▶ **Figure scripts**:
--- start ---

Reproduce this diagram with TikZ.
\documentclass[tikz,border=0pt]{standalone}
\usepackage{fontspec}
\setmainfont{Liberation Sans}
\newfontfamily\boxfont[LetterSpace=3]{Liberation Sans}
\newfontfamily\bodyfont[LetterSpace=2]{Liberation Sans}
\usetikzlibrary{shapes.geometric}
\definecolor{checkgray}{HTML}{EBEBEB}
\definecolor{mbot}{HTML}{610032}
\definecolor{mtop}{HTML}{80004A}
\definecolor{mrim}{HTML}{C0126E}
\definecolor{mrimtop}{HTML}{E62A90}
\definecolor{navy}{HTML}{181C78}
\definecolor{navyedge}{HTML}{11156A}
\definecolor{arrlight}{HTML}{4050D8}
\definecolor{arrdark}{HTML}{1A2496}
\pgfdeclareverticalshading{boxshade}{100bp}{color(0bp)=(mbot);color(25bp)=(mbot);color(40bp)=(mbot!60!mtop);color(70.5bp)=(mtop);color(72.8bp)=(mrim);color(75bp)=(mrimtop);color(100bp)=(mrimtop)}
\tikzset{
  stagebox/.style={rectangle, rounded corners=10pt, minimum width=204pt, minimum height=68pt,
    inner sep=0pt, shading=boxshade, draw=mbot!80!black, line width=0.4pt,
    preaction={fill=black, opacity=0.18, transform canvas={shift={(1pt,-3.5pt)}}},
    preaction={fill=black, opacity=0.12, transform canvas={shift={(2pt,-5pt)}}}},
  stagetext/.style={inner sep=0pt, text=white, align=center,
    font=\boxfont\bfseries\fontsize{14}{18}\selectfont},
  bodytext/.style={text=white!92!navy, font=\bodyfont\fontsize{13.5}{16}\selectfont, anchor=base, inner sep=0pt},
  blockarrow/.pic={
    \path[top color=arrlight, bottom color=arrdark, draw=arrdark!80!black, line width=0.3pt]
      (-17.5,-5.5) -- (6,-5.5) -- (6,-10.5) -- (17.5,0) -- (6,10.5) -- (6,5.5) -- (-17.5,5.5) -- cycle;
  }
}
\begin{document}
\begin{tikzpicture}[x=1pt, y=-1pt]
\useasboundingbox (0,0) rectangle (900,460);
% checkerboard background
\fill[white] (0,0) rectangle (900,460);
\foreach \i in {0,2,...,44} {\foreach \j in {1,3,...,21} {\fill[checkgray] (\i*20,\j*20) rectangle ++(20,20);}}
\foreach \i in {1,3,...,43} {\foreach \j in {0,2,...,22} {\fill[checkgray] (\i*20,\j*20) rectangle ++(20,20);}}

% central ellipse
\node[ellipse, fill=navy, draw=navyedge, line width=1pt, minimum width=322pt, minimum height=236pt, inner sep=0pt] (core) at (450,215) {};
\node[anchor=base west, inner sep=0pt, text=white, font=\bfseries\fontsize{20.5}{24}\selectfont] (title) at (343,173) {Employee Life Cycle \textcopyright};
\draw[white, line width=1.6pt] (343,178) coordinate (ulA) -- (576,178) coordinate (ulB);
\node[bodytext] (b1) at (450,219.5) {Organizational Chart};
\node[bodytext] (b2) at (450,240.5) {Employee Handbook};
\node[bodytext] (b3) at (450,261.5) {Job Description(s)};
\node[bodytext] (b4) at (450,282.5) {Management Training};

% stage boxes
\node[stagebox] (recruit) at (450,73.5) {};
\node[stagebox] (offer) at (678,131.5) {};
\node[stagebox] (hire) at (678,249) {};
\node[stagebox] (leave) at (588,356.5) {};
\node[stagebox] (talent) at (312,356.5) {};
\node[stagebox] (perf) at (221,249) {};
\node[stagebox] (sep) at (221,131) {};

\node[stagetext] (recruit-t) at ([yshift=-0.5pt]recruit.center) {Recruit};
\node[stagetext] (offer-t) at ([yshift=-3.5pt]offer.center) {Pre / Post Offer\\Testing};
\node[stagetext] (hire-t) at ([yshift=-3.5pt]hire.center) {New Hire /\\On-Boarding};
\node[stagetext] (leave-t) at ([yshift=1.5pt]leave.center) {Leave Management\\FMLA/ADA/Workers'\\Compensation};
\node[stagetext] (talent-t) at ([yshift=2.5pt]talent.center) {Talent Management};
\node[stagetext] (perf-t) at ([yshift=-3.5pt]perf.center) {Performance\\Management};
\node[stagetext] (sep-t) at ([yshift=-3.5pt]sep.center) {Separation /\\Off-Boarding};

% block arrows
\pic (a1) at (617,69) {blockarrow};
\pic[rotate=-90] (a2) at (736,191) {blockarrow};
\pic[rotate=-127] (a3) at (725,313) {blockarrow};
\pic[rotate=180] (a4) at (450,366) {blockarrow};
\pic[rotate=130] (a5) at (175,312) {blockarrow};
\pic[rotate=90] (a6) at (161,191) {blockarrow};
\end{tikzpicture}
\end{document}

--- end ---
--- start ---

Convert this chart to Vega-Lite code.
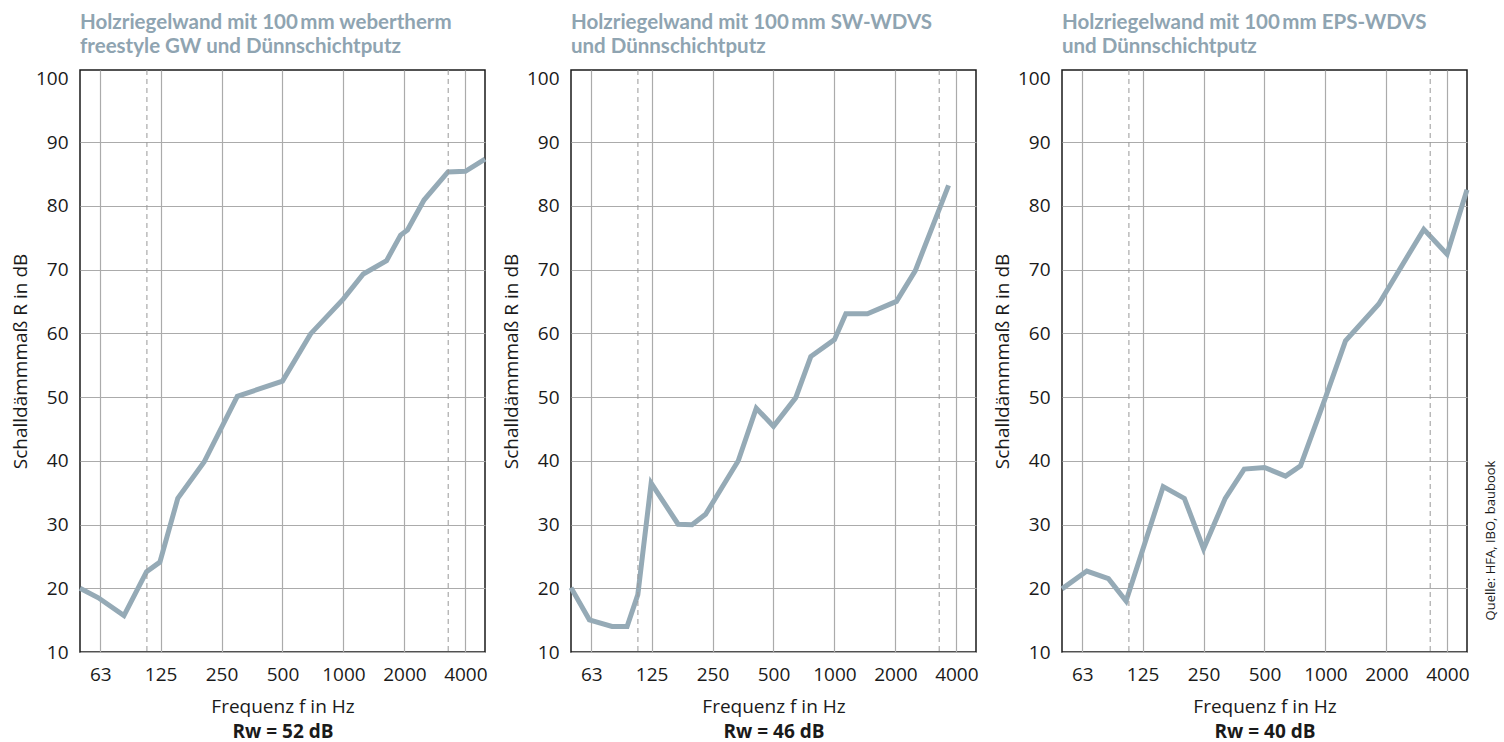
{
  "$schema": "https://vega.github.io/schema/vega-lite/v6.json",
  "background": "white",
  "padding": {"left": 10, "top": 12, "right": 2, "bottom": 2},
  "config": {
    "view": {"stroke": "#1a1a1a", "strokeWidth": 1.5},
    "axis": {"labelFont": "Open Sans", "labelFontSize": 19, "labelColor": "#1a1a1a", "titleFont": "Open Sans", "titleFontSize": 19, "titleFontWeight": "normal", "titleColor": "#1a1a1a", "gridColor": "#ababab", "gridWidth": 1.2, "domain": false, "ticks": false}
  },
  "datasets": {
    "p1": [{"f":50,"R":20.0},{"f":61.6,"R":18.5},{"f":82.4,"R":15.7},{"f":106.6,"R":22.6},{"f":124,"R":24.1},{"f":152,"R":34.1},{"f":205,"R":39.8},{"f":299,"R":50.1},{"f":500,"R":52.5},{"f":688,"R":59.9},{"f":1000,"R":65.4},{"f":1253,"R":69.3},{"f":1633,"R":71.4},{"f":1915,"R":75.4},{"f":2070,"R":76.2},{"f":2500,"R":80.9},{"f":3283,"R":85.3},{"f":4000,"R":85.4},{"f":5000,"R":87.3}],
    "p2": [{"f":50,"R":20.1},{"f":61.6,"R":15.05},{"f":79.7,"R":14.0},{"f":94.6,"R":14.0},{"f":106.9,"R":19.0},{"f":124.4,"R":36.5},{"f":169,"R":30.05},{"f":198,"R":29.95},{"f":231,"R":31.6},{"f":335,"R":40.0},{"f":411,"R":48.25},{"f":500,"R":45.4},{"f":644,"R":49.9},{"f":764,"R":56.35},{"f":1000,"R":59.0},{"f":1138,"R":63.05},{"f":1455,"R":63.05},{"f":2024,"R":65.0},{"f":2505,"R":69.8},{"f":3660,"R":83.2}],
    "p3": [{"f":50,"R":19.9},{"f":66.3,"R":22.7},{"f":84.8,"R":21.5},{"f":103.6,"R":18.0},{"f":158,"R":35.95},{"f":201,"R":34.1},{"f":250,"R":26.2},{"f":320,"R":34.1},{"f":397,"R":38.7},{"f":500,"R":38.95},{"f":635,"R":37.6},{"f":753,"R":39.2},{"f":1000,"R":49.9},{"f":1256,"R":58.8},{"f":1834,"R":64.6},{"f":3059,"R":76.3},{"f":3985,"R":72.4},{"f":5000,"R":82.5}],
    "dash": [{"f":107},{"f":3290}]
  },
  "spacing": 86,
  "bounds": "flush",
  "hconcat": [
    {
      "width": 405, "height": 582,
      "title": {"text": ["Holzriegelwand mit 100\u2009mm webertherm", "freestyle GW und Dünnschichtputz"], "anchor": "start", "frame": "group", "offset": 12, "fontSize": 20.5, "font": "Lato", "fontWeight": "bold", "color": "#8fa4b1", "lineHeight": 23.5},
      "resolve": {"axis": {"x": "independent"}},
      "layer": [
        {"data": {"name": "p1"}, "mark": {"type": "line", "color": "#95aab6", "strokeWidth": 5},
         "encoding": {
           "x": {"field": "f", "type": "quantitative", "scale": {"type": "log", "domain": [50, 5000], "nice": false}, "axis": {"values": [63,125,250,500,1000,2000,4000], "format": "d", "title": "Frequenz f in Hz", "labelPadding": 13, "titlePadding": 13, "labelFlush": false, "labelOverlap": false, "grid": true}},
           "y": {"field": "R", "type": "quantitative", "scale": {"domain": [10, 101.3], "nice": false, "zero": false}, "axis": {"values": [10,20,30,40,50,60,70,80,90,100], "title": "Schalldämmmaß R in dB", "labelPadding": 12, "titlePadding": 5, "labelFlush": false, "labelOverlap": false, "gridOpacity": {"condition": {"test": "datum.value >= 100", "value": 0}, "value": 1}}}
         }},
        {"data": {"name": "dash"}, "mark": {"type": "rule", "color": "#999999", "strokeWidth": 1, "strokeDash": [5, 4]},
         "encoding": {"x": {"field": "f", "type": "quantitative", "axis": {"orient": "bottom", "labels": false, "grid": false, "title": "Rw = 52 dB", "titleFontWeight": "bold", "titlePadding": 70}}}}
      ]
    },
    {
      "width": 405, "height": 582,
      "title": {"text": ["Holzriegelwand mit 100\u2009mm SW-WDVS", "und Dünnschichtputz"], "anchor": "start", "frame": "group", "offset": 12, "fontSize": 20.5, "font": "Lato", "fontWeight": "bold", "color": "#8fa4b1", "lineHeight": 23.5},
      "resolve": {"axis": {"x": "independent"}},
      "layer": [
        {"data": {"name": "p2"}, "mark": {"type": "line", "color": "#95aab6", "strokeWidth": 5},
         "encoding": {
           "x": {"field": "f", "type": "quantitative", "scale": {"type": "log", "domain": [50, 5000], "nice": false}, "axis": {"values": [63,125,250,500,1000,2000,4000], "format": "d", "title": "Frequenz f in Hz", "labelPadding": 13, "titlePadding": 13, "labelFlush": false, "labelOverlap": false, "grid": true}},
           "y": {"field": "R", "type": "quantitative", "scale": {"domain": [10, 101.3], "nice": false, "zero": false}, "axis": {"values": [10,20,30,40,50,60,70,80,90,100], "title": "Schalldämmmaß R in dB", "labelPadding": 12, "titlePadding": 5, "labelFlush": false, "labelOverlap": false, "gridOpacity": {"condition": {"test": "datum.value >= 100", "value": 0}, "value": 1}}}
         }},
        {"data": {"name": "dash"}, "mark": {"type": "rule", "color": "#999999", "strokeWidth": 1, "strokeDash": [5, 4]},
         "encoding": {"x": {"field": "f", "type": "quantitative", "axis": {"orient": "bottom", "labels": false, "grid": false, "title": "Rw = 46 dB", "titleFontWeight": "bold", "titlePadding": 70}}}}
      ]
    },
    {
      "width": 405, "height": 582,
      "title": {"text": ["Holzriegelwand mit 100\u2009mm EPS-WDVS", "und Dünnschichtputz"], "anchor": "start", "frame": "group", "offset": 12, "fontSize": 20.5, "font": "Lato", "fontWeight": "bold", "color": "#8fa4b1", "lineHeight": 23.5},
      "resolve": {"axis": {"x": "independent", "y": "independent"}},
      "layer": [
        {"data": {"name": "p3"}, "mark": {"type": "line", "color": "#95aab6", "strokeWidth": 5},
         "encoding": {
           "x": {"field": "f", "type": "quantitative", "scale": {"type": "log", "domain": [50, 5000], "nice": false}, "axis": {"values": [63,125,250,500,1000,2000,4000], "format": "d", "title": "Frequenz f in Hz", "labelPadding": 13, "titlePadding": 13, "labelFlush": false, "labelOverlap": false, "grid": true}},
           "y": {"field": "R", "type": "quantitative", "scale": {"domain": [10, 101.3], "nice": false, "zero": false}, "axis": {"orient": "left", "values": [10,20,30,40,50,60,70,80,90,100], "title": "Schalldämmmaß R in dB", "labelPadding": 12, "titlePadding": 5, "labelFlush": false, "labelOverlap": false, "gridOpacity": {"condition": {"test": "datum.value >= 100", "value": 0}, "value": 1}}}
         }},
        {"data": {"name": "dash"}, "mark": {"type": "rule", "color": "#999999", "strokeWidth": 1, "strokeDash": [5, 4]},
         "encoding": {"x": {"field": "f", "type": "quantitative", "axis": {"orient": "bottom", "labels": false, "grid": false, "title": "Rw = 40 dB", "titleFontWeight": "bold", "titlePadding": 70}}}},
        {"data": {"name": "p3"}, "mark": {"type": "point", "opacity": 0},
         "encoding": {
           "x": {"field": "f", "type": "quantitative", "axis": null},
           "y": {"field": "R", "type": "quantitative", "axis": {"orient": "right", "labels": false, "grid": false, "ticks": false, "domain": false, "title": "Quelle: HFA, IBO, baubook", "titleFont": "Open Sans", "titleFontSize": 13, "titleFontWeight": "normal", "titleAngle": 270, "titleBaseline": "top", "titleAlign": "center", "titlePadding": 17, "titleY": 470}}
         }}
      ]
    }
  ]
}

--- end ---

▶ **Set exercise**: Pick out every line above that contains the word "this" and copy it.

▶ **Expected answer**:
Reproduce this diagram with TikZ.
Convert this chart to Vega-Lite code.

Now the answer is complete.